# [Stored data]
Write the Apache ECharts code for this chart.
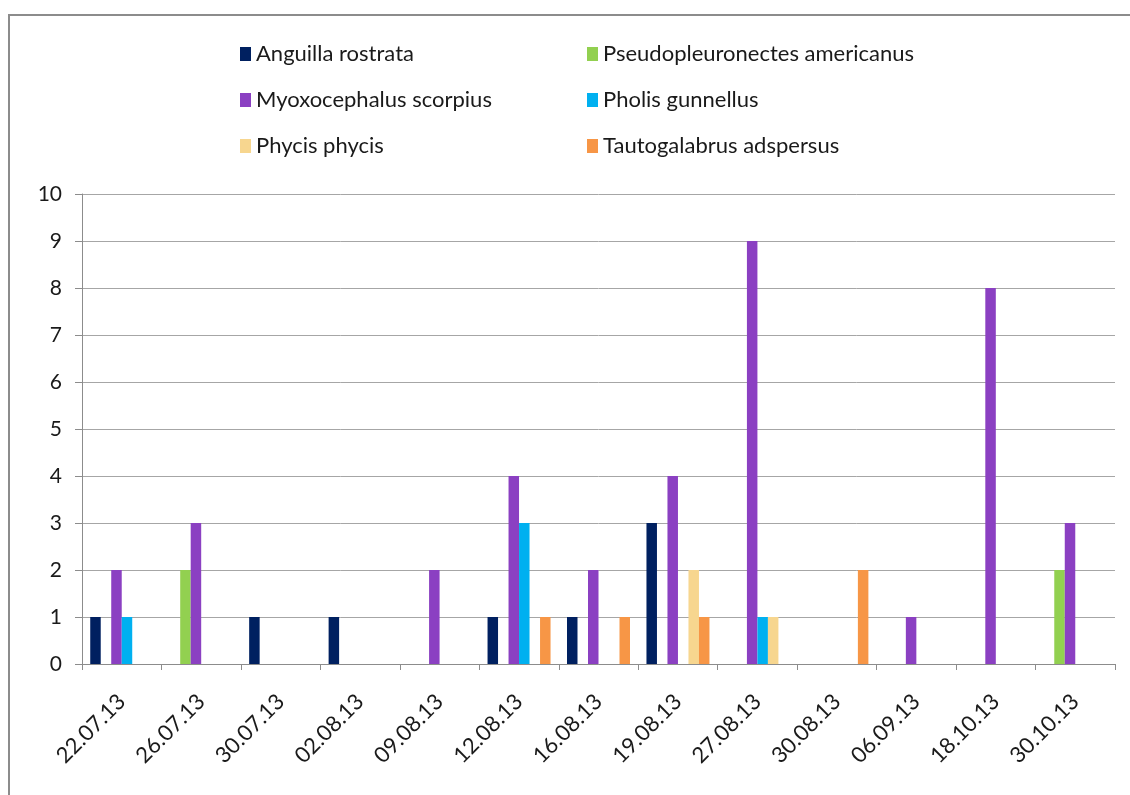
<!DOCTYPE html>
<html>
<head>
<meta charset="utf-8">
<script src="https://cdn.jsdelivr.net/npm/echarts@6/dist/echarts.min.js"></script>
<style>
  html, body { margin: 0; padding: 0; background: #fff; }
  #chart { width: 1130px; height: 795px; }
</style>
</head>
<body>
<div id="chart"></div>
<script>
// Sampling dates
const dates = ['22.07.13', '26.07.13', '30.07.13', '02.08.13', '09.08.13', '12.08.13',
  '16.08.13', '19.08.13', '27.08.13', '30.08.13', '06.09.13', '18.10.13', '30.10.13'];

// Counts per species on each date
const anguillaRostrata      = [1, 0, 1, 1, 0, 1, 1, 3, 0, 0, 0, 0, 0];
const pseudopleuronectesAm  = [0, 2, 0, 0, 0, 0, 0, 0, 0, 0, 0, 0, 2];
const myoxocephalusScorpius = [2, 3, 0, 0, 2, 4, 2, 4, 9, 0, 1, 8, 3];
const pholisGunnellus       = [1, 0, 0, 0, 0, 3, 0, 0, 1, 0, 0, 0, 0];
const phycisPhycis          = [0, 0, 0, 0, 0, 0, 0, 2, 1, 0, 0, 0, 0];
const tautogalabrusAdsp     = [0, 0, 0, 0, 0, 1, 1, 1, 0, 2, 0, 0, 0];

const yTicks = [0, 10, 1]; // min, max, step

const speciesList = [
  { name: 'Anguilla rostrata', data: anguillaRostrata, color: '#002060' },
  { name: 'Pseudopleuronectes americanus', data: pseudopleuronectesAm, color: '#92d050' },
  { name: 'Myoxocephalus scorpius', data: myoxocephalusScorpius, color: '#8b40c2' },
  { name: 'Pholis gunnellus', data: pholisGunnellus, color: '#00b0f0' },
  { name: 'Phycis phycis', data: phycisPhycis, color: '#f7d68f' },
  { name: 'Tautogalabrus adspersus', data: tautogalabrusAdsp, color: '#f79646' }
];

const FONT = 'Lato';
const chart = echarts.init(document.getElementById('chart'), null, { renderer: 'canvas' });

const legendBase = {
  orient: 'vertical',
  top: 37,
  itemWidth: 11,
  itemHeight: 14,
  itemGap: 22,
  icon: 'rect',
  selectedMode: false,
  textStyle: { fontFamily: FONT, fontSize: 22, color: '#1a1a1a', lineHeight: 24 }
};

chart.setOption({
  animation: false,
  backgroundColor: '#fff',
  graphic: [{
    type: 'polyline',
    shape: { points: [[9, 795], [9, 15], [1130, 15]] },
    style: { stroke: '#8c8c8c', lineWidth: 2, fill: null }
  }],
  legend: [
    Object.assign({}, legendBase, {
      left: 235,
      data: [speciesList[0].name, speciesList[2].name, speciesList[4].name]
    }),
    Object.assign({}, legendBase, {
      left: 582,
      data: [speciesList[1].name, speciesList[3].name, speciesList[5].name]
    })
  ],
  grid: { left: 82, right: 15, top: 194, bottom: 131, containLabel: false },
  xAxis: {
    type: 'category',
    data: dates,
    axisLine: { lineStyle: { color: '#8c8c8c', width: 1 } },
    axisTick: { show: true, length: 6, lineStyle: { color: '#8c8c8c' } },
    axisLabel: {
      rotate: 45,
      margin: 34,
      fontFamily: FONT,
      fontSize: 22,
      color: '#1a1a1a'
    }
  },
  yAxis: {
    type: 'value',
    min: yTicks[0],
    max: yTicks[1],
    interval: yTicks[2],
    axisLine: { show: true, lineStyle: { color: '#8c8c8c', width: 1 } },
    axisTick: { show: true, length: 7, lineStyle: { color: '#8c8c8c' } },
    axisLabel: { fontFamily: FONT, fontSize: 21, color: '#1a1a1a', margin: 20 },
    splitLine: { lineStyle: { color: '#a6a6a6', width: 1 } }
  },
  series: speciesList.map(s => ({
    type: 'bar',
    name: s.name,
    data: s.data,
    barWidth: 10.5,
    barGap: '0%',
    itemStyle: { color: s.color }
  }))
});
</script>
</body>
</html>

# [Stated goal]
Set down the complete material exactly, but do not include the images.

# [Solution]
Write the Apache ECharts code for this chart.
<!DOCTYPE html>
<html>
<head>
<meta charset="utf-8">
<script src="https://cdn.jsdelivr.net/npm/echarts@6/dist/echarts.min.js"></script>
<style>
  html, body { margin: 0; padding: 0; background: #fff; }
  #chart { width: 1130px; height: 795px; }
</style>
</head>
<body>
<div id="chart"></div>
<script>
// Sampling dates
const dates = ['22.07.13', '26.07.13', '30.07.13', '02.08.13', '09.08.13', '12.08.13',
  '16.08.13', '19.08.13', '27.08.13', '30.08.13', '06.09.13', '18.10.13', '30.10.13'];

// Counts per species on each date
const anguillaRostrata      = [1, 0, 1, 1, 0, 1, 1, 3, 0, 0, 0, 0, 0];
const pseudopleuronectesAm  = [0, 2, 0, 0, 0, 0, 0, 0, 0, 0, 0, 0, 2];
const myoxocephalusScorpius = [2, 3, 0, 0, 2, 4, 2, 4, 9, 0, 1, 8, 3];
const pholisGunnellus       = [1, 0, 0, 0, 0, 3, 0, 0, 1, 0, 0, 0, 0];
const phycisPhycis          = [0, 0, 0, 0, 0, 0, 0, 2, 1, 0, 0, 0, 0];
const tautogalabrusAdsp     = [0, 0, 0, 0, 0, 1, 1, 1, 0, 2, 0, 0, 0];

const yTicks = [0, 10, 1]; // min, max, step

const speciesList = [
  { name: 'Anguilla rostrata', data: anguillaRostrata, color: '#002060' },
  { name: 'Pseudopleuronectes americanus', data: pseudopleuronectesAm, color: '#92d050' },
  { name: 'Myoxocephalus scorpius', data: myoxocephalusScorpius, color: '#8b40c2' },
  { name: 'Pholis gunnellus', data: pholisGunnellus, color: '#00b0f0' },
  { name: 'Phycis phycis', data: phycisPhycis, color: '#f7d68f' },
  { name: 'Tautogalabrus adspersus', data: tautogalabrusAdsp, color: '#f79646' }
];

const FONT = 'Lato';
const chart = echarts.init(document.getElementById('chart'), null, { renderer: 'canvas' });

const legendBase = {
  orient: 'vertical',
  top: 37,
  itemWidth: 11,
  itemHeight: 14,
  itemGap: 22,
  icon: 'rect',
  selectedMode: false,
  textStyle: { fontFamily: FONT, fontSize: 22, color: '#1a1a1a', lineHeight: 24 }
};

chart.setOption({
  animation: false,
  backgroundColor: '#fff',
  graphic: [{
    type: 'polyline',
    shape: { points: [[9, 795], [9, 15], [1130, 15]] },
    style: { stroke: '#8c8c8c', lineWidth: 2, fill: null }
  }],
  legend: [
    Object.assign({}, legendBase, {
      left: 235,
      data: [speciesList[0].name, speciesList[2].name, speciesList[4].name]
    }),
    Object.assign({}, legendBase, {
      left: 582,
      data: [speciesList[1].name, speciesList[3].name, speciesList[5].name]
    })
  ],
  grid: { left: 82, right: 15, top: 194, bottom: 131, containLabel: false },
  xAxis: {
    type: 'category',
    data: dates,
    axisLine: { lineStyle: { color: '#8c8c8c', width: 1 } },
    axisTick: { show: true, length: 6, lineStyle: { color: '#8c8c8c' } },
    axisLabel: {
      rotate: 45,
      margin: 34,
      fontFamily: FONT,
      fontSize: 22,
      color: '#1a1a1a'
    }
  },
  yAxis: {
    type: 'value',
    min: yTicks[0],
    max: yTicks[1],
    interval: yTicks[2],
    axisLine: { show: true, lineStyle: { color: '#8c8c8c', width: 1 } },
    axisTick: { show: true, length: 7, lineStyle: { color: '#8c8c8c' } },
    axisLabel: { fontFamily: FONT, fontSize: 21, color: '#1a1a1a', margin: 20 },
    splitLine: { lineStyle: { color: '#a6a6a6', width: 1 } }
  },
  series: speciesList.map(s => ({
    type: 'bar',
    name: s.name,
    data: s.data,
    barWidth: 10.5,
    barGap: '0%',
    itemStyle: { color: s.color }
  }))
});
</script>
</body>
</html>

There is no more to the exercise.